* [DATA FOR THE TASK]

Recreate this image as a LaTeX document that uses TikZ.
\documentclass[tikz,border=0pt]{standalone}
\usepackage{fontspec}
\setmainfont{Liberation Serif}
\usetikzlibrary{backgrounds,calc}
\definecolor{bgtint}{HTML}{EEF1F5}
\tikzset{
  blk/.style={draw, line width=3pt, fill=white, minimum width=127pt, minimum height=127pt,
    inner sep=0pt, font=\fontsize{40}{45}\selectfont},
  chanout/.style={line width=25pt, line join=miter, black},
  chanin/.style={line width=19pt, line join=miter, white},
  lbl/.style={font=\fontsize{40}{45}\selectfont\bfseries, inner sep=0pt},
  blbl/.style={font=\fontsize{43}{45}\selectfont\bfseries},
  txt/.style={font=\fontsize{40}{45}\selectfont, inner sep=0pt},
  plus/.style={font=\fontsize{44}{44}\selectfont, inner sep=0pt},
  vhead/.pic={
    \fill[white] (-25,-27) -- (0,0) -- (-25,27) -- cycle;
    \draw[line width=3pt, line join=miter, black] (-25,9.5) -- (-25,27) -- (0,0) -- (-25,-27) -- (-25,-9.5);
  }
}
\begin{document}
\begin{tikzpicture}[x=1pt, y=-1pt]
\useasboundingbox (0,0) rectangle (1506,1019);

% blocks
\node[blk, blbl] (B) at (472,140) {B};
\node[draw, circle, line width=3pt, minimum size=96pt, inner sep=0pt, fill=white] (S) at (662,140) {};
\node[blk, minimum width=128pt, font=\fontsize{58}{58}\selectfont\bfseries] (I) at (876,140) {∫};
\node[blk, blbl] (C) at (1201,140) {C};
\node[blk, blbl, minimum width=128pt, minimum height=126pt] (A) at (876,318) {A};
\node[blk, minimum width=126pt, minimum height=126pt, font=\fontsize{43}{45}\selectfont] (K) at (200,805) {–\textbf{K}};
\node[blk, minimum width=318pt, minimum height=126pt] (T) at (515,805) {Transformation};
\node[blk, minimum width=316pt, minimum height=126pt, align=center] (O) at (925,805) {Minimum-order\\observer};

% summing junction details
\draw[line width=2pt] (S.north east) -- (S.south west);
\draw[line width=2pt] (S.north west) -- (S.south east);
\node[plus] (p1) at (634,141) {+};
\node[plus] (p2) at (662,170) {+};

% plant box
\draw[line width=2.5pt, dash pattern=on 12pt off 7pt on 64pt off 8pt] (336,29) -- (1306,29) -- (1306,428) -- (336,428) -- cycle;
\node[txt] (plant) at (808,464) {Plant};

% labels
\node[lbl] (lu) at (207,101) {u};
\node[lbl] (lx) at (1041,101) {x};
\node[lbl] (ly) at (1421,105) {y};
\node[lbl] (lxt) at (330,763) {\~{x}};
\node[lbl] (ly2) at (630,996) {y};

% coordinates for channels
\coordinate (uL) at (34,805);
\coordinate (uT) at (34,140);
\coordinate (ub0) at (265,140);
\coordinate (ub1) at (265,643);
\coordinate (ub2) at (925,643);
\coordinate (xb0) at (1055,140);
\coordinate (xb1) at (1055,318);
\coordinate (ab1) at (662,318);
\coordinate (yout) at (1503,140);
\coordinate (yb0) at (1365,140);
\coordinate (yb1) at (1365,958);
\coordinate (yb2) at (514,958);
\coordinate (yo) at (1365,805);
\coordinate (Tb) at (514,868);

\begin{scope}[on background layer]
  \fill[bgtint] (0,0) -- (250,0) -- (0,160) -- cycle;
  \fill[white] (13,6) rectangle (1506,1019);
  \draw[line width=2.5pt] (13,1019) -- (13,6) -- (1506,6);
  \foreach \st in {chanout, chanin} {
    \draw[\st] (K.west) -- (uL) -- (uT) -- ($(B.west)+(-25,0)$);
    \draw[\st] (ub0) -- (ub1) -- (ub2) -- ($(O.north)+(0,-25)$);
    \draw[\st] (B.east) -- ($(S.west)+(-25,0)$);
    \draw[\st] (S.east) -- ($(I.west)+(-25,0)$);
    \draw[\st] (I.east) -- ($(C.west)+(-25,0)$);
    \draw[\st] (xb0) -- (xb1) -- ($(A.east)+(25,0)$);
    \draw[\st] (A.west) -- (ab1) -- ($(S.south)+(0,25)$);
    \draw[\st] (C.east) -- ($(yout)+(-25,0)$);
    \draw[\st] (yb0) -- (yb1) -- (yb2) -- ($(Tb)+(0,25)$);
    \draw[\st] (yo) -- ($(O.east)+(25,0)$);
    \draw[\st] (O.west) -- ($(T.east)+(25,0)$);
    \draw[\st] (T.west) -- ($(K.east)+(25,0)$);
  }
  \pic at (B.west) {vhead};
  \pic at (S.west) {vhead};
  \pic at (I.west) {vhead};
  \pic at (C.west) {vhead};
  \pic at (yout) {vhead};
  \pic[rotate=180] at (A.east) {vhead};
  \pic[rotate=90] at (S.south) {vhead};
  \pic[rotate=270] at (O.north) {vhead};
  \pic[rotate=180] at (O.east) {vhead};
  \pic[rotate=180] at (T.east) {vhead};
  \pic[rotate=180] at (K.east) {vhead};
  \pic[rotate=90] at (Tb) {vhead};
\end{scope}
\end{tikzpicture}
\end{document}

--

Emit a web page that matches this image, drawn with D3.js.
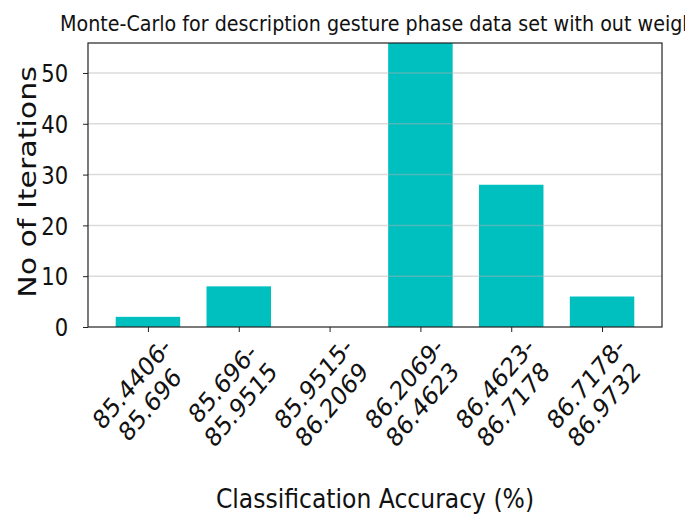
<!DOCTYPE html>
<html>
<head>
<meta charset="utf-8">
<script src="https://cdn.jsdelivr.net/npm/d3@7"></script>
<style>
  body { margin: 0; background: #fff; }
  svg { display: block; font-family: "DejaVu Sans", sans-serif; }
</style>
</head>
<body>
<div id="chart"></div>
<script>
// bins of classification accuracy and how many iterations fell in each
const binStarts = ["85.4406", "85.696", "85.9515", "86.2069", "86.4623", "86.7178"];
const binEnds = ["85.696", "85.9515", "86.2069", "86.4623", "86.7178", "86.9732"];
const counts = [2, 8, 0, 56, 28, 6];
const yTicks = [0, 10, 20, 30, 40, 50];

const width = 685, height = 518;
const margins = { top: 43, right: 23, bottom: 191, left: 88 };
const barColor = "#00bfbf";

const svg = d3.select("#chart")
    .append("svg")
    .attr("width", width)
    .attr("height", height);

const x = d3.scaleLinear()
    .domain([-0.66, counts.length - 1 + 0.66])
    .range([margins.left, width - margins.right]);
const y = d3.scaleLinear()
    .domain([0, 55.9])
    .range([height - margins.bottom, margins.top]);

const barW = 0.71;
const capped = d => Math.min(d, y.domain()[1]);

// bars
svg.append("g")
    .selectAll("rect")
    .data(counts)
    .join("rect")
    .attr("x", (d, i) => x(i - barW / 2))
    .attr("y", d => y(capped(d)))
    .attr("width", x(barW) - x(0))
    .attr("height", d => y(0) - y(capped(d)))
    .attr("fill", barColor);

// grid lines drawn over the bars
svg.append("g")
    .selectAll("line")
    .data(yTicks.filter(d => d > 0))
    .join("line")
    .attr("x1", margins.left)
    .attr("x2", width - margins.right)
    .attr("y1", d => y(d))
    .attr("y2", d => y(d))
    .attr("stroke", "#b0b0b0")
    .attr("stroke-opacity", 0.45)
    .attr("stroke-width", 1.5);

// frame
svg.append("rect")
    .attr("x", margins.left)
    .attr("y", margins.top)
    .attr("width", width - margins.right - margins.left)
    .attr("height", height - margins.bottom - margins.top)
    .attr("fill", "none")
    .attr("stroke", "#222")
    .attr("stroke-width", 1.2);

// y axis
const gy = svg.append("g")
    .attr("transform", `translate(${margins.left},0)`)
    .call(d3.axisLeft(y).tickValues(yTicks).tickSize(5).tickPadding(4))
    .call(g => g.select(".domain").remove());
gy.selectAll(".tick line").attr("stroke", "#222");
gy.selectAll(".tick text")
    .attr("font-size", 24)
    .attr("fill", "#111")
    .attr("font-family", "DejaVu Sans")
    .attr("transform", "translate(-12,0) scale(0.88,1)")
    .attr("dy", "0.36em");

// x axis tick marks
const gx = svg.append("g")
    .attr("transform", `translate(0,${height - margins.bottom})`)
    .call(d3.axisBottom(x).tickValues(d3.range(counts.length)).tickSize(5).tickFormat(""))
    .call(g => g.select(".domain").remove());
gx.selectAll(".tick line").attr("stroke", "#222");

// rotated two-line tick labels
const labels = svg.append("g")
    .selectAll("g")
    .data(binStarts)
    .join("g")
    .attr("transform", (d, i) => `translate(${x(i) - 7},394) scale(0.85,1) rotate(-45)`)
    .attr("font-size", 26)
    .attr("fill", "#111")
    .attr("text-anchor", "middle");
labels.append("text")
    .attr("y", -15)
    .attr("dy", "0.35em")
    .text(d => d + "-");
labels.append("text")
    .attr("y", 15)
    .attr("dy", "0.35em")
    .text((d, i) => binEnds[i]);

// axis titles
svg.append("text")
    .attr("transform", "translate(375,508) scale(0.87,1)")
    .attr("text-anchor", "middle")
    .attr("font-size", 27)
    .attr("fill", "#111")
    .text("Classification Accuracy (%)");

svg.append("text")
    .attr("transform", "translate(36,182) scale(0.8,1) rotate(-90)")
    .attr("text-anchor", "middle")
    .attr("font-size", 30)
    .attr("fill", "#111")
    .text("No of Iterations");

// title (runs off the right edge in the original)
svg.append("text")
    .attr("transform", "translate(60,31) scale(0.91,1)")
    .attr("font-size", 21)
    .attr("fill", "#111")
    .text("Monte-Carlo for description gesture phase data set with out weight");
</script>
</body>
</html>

* * *

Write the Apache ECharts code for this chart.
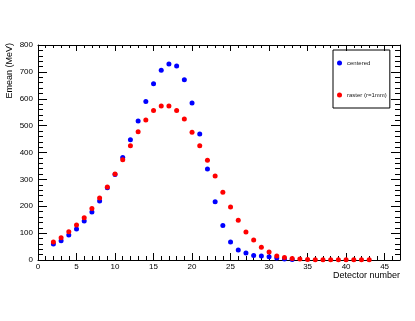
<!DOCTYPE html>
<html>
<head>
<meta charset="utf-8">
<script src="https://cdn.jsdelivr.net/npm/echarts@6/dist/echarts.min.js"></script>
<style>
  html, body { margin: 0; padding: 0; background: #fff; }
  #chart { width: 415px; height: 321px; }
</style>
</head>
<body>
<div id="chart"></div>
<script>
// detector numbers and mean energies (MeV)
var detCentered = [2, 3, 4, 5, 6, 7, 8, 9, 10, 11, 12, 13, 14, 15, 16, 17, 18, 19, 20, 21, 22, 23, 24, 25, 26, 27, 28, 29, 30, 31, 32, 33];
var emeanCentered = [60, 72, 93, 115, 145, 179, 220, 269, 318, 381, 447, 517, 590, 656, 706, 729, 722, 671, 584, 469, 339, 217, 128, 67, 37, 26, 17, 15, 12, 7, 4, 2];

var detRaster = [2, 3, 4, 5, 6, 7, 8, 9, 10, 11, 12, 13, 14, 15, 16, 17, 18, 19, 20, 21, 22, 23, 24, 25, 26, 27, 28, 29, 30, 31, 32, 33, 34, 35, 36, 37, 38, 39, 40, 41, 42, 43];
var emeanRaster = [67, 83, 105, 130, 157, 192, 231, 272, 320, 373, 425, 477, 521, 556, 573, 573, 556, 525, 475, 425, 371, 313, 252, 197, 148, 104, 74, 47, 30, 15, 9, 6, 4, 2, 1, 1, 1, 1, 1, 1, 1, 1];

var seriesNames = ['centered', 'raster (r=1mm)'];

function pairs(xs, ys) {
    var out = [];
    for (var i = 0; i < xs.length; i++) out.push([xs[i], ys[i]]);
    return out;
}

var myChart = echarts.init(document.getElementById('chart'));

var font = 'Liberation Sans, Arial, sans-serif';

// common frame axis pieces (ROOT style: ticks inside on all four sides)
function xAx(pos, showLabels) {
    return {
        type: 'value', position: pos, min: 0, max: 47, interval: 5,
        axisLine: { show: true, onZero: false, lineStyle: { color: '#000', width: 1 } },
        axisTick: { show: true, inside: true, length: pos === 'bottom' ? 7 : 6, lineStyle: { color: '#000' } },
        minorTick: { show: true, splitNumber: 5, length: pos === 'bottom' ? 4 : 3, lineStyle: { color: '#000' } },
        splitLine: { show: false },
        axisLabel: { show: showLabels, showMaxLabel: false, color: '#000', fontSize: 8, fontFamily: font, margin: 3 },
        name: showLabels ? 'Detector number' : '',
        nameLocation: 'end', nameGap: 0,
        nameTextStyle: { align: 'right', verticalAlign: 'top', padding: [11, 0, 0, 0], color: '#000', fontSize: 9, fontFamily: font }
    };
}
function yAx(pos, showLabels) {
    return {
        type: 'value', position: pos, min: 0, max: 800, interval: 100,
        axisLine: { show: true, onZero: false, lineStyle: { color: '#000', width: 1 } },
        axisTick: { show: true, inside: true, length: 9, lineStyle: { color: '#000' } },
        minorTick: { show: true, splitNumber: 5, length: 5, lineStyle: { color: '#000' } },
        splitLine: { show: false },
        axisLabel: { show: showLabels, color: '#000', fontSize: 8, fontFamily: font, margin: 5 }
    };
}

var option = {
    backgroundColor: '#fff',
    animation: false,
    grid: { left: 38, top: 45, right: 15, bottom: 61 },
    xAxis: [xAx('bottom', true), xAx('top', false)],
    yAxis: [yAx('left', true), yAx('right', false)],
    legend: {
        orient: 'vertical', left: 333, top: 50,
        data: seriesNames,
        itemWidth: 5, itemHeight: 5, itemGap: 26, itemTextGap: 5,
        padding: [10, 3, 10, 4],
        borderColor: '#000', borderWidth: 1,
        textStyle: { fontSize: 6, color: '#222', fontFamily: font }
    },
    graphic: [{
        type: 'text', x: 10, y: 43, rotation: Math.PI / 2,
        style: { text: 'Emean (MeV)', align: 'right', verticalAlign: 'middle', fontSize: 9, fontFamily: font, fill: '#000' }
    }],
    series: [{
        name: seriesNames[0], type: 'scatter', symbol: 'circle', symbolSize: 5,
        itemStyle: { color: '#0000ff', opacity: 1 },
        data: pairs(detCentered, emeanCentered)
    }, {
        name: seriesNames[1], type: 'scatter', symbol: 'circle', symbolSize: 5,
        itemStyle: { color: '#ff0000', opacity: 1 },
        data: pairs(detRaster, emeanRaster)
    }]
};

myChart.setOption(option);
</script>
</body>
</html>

* [INSTRUCTIONS FOR THE TASK] Within the entries above, give again exactly the lines starting at the one that contains "Emit a web page" and ending at the one that contains "const capped = d", leaving out the pictures.

* [SOLUTION FOR THIS EXERCISE]
Emit a web page that matches this image, drawn with D3.js.
<!DOCTYPE html>
<html>
<head>
<meta charset="utf-8">
<script src="https://cdn.jsdelivr.net/npm/d3@7"></script>
<style>
  body { margin: 0; background: #fff; }
  svg { display: block; font-family: "DejaVu Sans", sans-serif; }
</style>
</head>
<body>
<div id="chart"></div>
<script>
// bins of classification accuracy and how many iterations fell in each
const binStarts = ["85.4406", "85.696", "85.9515", "86.2069", "86.4623", "86.7178"];
const binEnds = ["85.696", "85.9515", "86.2069", "86.4623", "86.7178", "86.9732"];
const counts = [2, 8, 0, 56, 28, 6];
const yTicks = [0, 10, 20, 30, 40, 50];

const width = 685, height = 518;
const margins = { top: 43, right: 23, bottom: 191, left: 88 };
const barColor = "#00bfbf";

const svg = d3.select("#chart")
    .append("svg")
    .attr("width", width)
    .attr("height", height);

const x = d3.scaleLinear()
    .domain([-0.66, counts.length - 1 + 0.66])
    .range([margins.left, width - margins.right]);
const y = d3.scaleLinear()
    .domain([0, 55.9])
    .range([height - margins.bottom, margins.top]);

const barW = 0.71;
const capped = d => Math.min(d, y.domain()[1]);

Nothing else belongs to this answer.